When asked if there are plans to activate the new feature in the Mena region, TikTok declined to comment, saying if there is, this plan will not be in the foreseeable future.
Having TikTok in the market will definitely affect the existing shoutout platforms given its huge reach around the world, but founders downplayed the effect of the competition.
“That would be a positive change,” says Badr. “At least they will spend more cash on the awareness side, which means more audience for all the industry. We are looking forward to what they will bring to the market.”
Minly’s El-Shinnawy also thinks TikTok’s presence in the shoutout market will represent an added advantage.
“Having TikTok as a player in the shoutout market isn’t a threat, the Mena market can absorb a lot of players, it is a nascent industry and having a new competitor will heat up the challenge,” he says.

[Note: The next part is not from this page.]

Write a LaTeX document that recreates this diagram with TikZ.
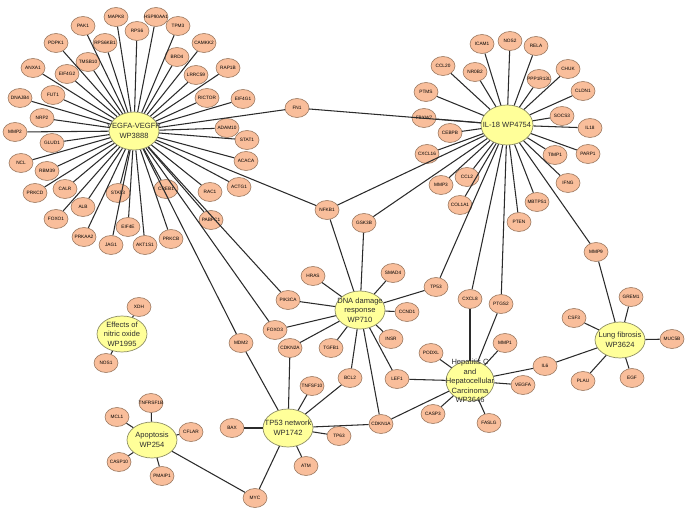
\documentclass[tikz,border=0pt]{standalone}
\usepackage{fontspec}
\setmainfont{Liberation Sans}
\usetikzlibrary{shapes.geometric}
\newcommand\zw[1]{\makebox[0pt]{#1}}
\definecolor{genefill}{HTML}{F9BE9B}
\definecolor{geneline}{HTML}{9C7A62}
\definecolor{hubfill}{HTML}{FFFF99}
\definecolor{hubline}{HTML}{8E8E66}
\definecolor{hubtext}{HTML}{2E2E2E}
\definecolor{edgecol}{HTML}{2B2B2B}
\begin{document}
\begin{tikzpicture}[x=0.02cm,y=-0.02cm,
 gene/.style={ellipse, draw=geneline, fill=genefill, line width=0.35pt, minimum width=0.48cm, minimum height=0.38cm, inner sep=0pt, font=\fontsize{2.7}{3}\selectfont, text=black},
 hub/.style={ellipse, draw=hubline, fill=hubfill, line width=0.4pt, minimum width=1.0cm, minimum height=0.76cm, inner sep=0pt},
 hubtxt/.style={font=\fontsize{4.3}{5.4}\selectfont, align=center, text=hubtext, inner sep=0pt},
 edge/.style={draw=edgecol, line width=0.6pt}]
\useasboundingbox (0,0) rectangle (685,516);
% hubs
\node[hub, label={[hubtxt]center:{VEGFA-VEGFR\\WP3888}}] (vegfr) at (134,131) {};
\node[hub, minimum width=1.04cm, minimum height=0.8cm, label={[hubtxt]center:{IL-18 WP4754}}] (il18hub) at (507,125) {};
\node[hub, label={[hubtxt]center:{DNA damage\\response\\WP710}}] (dnahub) at (360,310) {};
\node[hub, label={[hubtxt]center:{TP53 network\\WP1742}}] (tp53hub) at (288,428) {};
\node[hub, minimum width=0.96cm, minimum height=0.8cm, label={[hubtxt]center:{Hepatitis C\\and\\Hepatocellular\\Carcinoma\\WP3646}}] (hephub) at (470,381) {};
\node[hub, minimum height=0.72cm, label={[hubtxt]center:{Lung fibrosis\\WP3624}}] (lunghub) at (620,340) {};
\node[hub, minimum height=0.72cm, label={[hubtxt]center:{Apoptosis\\WP254}}] (apohub) at (152,440) {};
\node[hub, minimum height=0.72cm, label={[hubtxt]center:{Effects of\\nitric oxide\\WP1995}}] (nohub) at (122,334) {};
% VEGFA cluster
\node[gene] (mapk8) at (116,17) {\zw{MAPK8}};
\node[gene] (hsp90) at (156,17) {\zw{HSP90AA1}};
\node[gene] (pak1) at (83,26) {\zw{PAK1}};
\node[gene] (rps6) at (137,31) {\zw{RPS6}};
\node[gene] (tpm3) at (178,26) {\zw{TPM3}};
\node[gene] (pdpk1) at (56,43) {\zw{PDPK1}};
\node[gene] (rps6kb1) at (105,43) {\zw{RPS6KB1}};
\node[gene] (camkk2) at (204,43) {\zw{CAMKK2}};
\node[gene] (tmsb10) at (88,62) {\zw{TMSB10}};
\node[gene] (brd4) at (177,57) {\zw{BRD4}};
\node[gene] (anxa1) at (33,68) {\zw{ANXA1}};
\node[gene] (eif4g2) at (67,74) {\zw{EIF4G2}};
\node[gene] (lrrc59) at (196,75) {\zw{LRRC59}};
\node[gene] (rap1b) at (228,68) {\zw{RAP1B}};
\node[gene] (fut1) at (53,95) {\zw{FUT1}};
\node[gene] (dnajb4) at (20,98) {\zw{DNAJB4}};
\node[gene] (rictor) at (207,98) {\zw{RICTOR}};
\node[gene] (eif4g1) at (243,99) {\zw{EIF4G1}};
\node[gene] (nrp2) at (42,118) {\zw{NRP2}};
\node[gene] (adam10) at (227,128) {\zw{ADAM10}};
\node[gene] (mmp2) at (15,132) {\zw{MMP2}};
\node[gene] (glud1) at (52,143) {\zw{GLUD1}};
\node[gene] (stat1) at (247,140) {\zw{STAT1}};
\node[gene] (ncl) at (21,163) {\zw{NCL}};
\node[gene] (rbm39) at (47,171) {\zw{RBM39}};
\node[gene] (acaca) at (246,161) {\zw{ACACA}};
\node[gene] (prkcd) at (35,193) {\zw{PRKCD}};
\node[gene] (calr) at (65,189) {\zw{CALR}};
\node[gene] (stat3) at (118,193) {\zw{STAT3}};
\node[gene] (creb1) at (166,189) {\zw{CREB1}};
\node[gene] (rac1) at (210,192) {\zw{RAC1}};
\node[gene] (actg1) at (239,187) {\zw{ACTG1}};
\node[gene] (alb) at (83,207) {\zw{ALB}};
\node[gene] (foxo1) at (56,219) {\zw{FOXO1}};
\node[gene] (eif4e) at (128,227) {\zw{EIF4E}};
\node[gene] (pabpc1) at (211,220) {\zw{PABPC1}};
\node[gene] (prkaa2) at (84,237) {\zw{PRKAA2}};
\node[gene] (jag1) at (111,245) {\zw{JAG1}};
\node[gene] (akt1s1) at (145,245) {\zw{AKT1S1}};
\node[gene] (prkcb) at (171,239) {\zw{PRKCB}};
% shared / DNA damage / TP53
\node[gene] (fn1) at (297,108) {\zw{FN1}};
\node[gene] (nfkb1) at (327,210) {\zw{NFKB1}};
\node[gene] (gsk3b) at (364,223) {\zw{GSK3B}};
\node[gene] (pik3ca) at (288,300) {\zw{PIK3CA}};
\node[gene] (foxo3) at (275,330) {\zw{FOXO3}};
\node[gene] (mdm2) at (241,343) {\zw{MDM2}};
\node[gene] (hras) at (313,276) {\zw{HRAS}};
\node[gene] (smad4) at (393,273) {\zw{SMAD4}};
\node[gene] (tp53) at (436,287) {\zw{TP53}};
\node[gene] (ccnd1) at (407,312) {\zw{CCND1}};
\node[gene] (insr) at (391,339) {\zw{INSR}};
\node[gene] (cdkn2a) at (290,348) {\zw{CDKN2A}};
\node[gene] (tgfb1) at (331,348) {\zw{TGFB1}};
\node[gene] (bcl2) at (350,378) {\zw{BCL2}};
\node[gene] (lef1) at (397,379) {\zw{LEF1}};
\node[gene] (cdkn1a) at (381,424) {\zw{CDKN1A}};
\node[gene] (tnfsf10) at (312,386) {\zw{TNFSF10}};
\node[gene] (bax) at (232,428) {\zw{BAX}};
\node[gene] (tp63) at (339,436) {\zw{TP63}};
\node[gene] (atm) at (306,466) {\zw{ATM}};
\node[gene] (myc) at (255,498) {\zw{MYC}};
% IL-18 cluster
\node[gene] (icam1) at (482,44) {\zw{ICAM1}};
\node[gene] (nos2) at (510,41) {\zw{NOS2}};
\node[gene] (rela) at (536,46) {\zw{RELA}};
\node[gene] (ccl20) at (443,66) {\zw{CCL20}};
\node[gene] (nr0b2) at (475,72) {\zw{NR0B2}};
\node[gene] (ppp1r13l) at (539,79) {\zw{PPP1R13L}};
\node[gene] (chuk) at (568,69) {\zw{CHUK}};
\node[gene] (ptms) at (426,92) {\zw{PTMS}};
\node[gene] (cldn1) at (583,91) {\zw{CLDN1}};
\node[gene] (fbxw7) at (424,118) {\zw{FBXW7}};
\node[gene] (socs3) at (562,116) {\zw{SOCS3}};
\node[gene] (il18) at (590,128) {\zw{IL18}};
\node[gene] (cebpb) at (450,133) {\zw{CEBPB}};
\node[gene] (cxcl16) at (427,154) {\zw{CXCL16}};
\node[gene] (timp1) at (555,155) {\zw{TIMP1}};
\node[gene] (parp1) at (588,154) {\zw{PARP1}};
\node[gene] (ccl2) at (467,177) {\zw{CCL2}};
\node[gene] (mmp3) at (441,185) {\zw{MMP3}};
\node[gene] (ifng) at (568,183) {\zw{IFNG}};
\node[gene] (col1a1) at (460,205) {\zw{COL1A1}};
\node[gene] (mbtps1) at (537,202) {\zw{MBTPS1}};
\node[gene] (pten) at (519,222) {\zw{PTEN}};
\node[gene] (mmp9) at (596,252) {\zw{MMP9}};
% Hepatitis cluster
\node[gene] (cxcl8) at (470,299) {\zw{CXCL8}};
\node[gene] (ptgs2) at (501,304) {\zw{PTGS2}};
\node[gene] (mmp1) at (505,343) {\zw{MMP1}};
\node[gene] (podxl) at (431,353) {\zw{PODXL}};
\node[gene] (il6) at (545,366) {\zw{IL6}};
\node[gene] (vegfa) at (523,385) {\zw{VEGFA}};
\node[gene] (casp3) at (433,414) {\zw{CASP3}};
\node[gene] (faslg) at (489,423) {\zw{FASLG}};
% Lung fibrosis cluster
\node[gene] (grem1) at (631,297) {\zw{GREM1}};
\node[gene] (csf3) at (574,318) {\zw{CSF3}};
\node[gene] (muc5b) at (672,339) {\zw{MUC5B}};
\node[gene] (plau) at (583,381) {\zw{PLAU}};
\node[gene] (egf) at (632,378) {\zw{EGF}};
% Apoptosis cluster
\node[gene] (tnfrsf1b) at (151,403) {\zw{TNFRSF1B}};
\node[gene] (mcl1) at (117,417) {\zw{MCL1}};
\node[gene] (cflar) at (191,432) {\zw{CFLAR}};
\node[gene] (casp10) at (119,462) {\zw{CASP10}};
\node[gene] (pmaip1) at (162,476) {\zw{PMAIP1}};
% Effects of nitric oxide
\node[gene] (xdh) at (139,307) {\zw{XDH}};
\node[gene] (nos1) at (106,363) {\zw{NOS1}};
% edges
\foreach \n in {mapk8,hsp90,pak1,rps6,tpm3,pdpk1,rps6kb1,camkk2,tmsb10,brd4,anxa1,eif4g2,lrrc59,rap1b,fut1,dnajb4,rictor,eif4g1,nrp2,adam10,mmp2,glud1,stat1,ncl,rbm39,acaca,prkcd,calr,stat3,creb1,rac1,actg1,alb,foxo1,eif4e,pabpc1,prkaa2,jag1,akt1s1,prkcb,fn1,nfkb1,pik3ca,foxo3,mdm2}
  \draw[edge] (vegfr) -- (\n);
\foreach \n in {icam1,nos2,rela,ccl20,nr0b2,ppp1r13l,chuk,ptms,cldn1,fbxw7,socs3,il18,cebpb,cxcl16,timp1,parp1,ccl2,mmp3,ifng,col1a1,mbtps1,pten,mmp9,fn1,nfkb1,gsk3b,tp53,cxcl8,ptgs2}
  \draw[edge] (il18hub) -- (\n);
\foreach \n in {hras,smad4,tp53,pik3ca,ccnd1,foxo3,insr,cdkn2a,tgfb1,nfkb1,gsk3b,bcl2,lef1,cdkn1a}
  \draw[edge] (dnahub) -- (\n);
\foreach \n in {mdm2,cdkn2a,tnfsf10,bcl2,bax,cdkn1a,tp63,atm,myc}
  \draw[edge] (tp53hub) -- (\n);
\foreach \n in {cxcl8,ptgs2,mmp1,podxl,il6,lef1,vegfa,casp3,faslg,cdkn1a}
  \draw[edge] (hephub) -- (\n);
\foreach \n in {mmp9,grem1,csf3,muc5b,il6,plau,egf}
  \draw[edge] (lunghub) -- (\n);
\foreach \n in {tnfrsf1b,mcl1,cflar,casp10,pmaip1,myc}
  \draw[edge] (apohub) -- (\n);
\foreach \n in {xdh,nos1}
  \draw[edge] (nohub) -- (\n);
\end{tikzpicture}
\end{document}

For now, the main competition for the region’s players is themselves and the global platforms that are extending their reach to the Middle East. Cameo, which counts several Middle East-based stars on its platform, announced plans to acquire Represent, a marketing and merchandise company for celebrities who can set up their own online storefronts. The acquisition will enable Cameo to offer merchandising alongside the shoutout videos in a move that will provide the platform and its celebrities with more revenue streams.
“We have a very young, active, engaged social media population and they are passionate to interact with their favourite stars, this is definitely all poised to push the growth of shoutout platforms. There's a lot of appetite for this kind of genuine and authentic experience that really connects the fans with their favourite celebrities,” says El-Shinnawy.